The tension between multiplex owners and film production/distribution companies over revenue-sharing has been building up for some time. It recently exploded into a full-fledged battle. Though their fight is only with multiplexes, a united front of film producers and distributors, has decided to hold back the releases to all theatres (including single screens) from April 3 this year.
The issue — so far multiplexes had been sharing 48 per cent of their ticket sales of a film (net of entertainment tax) with film producers/distributors in the first week of release. The share decreases to 38 per cent from week two onwards. For some time now, producers/distributors (usually the same entity) have been demanding a flat 50 per cent share across all weeks, without success.

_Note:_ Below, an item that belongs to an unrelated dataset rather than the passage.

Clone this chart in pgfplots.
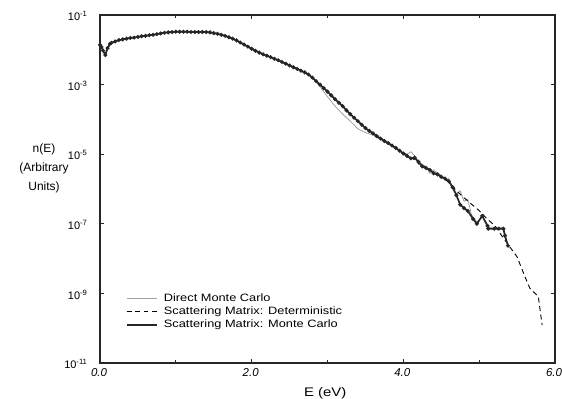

Both multiplex owners and producers/distributors claim higher expenses — the former on operational costs and the latter on marketing and print costs. Much of this is irrelevant says Siddharth Roy Kapur, CEO, UTV Motion Pictures. He points out that globally the formula, irrespective of week or territory remains 50:50. So why shouldn’t it be so in India? “All multiplex owners are saying is that revenue share should be performance-oriented,” counters Alok Tandon, COO, Inox Leisure.
Why has revenue sharing become important now, after nine years of corporatisation and the growth of multiplexes? My guess — the organised film industry’s abject dependence on multiplex revenues and its stubborn refusal to believe that a market in middle or lower India also exists.
According to Prakash Chafalkar of The Multiplex Association of India, of the 11,394 screens in the country, 800-odd are part of multiplex chains. They sell tickets at anywhere between Rs 120-150 against the all-India average of Rs 30-50. Overall, theatre revenues accounted for 76 per cent (or Rs 9,700 crore) of the Rs 12,600 crore that Indian films made in 2008. According to Kapur, multiplexes bring in 55-60 per cent of a film’s theatre revenues, while the remainder comes from the 10,500-odd single screens.
This invariably skews everything — the creative, marketing, the entire business focus of film companies. The overriding belief among scriptwriters, film executives and firms seems to be that only the audience going to these 800 screens is capable of enjoying and paying for cinematic variety.
So while you will see some rich-quality cinema coming to multiplexes, there is hardly anything interesting being made for the rest of India. The last few mass-market films were Om Shanti Om, Sivaji and Jab We Met (2007) and Rab Ne Bana Di Jodi and Ghajini (2008). None of the large film companies attempt to create portfolios that mix languages, genres, or segment audiences to account for the two key characteristics of any market in India — volumes and heterogeneity. Kapur points that no studio sets out to make films only for multiplexes. He reckons that the creative calls the studios take are more inclined to the sensibilities of people making the films. (UTV has usually had a better portfolio mix than other studios)
Maybe. But this has left vast portions of the audience with growing purchasing power, but with nothing to watch. A resurgent Marathi, Bangla or Bhojpuri cinema has rushed in to fill the gap and grab slices of the film pie. The narrow focus also limits non-theatre revenues because many of the multiplex films are of little-interest to the ratings-oriented and ad-supported TV channels, big buyers of film rights. The only other major revenue source for multiplex-oriented films is home video.
Besides the skew, the other reason things could have come to a head — two bad years (2007 and 2008), rising costs and falling margins.
Don’t link this to the slowdown — that is when people spend more on films. After five years of stagnant revenues, the US box-office has perked up in 2009, in the middle of a gut-wrenching recession. According to media reports, revenue from ticket sales till March this year were up 16.5 per cent compared with last year. The number of tickets sold, a figure that hasn’t increased in about a decade, has actually gone up 14.8 per cent.
What film companies and multiplexes should be working towards is getting more people into theatres — not fighting over revenues from falling footfalls.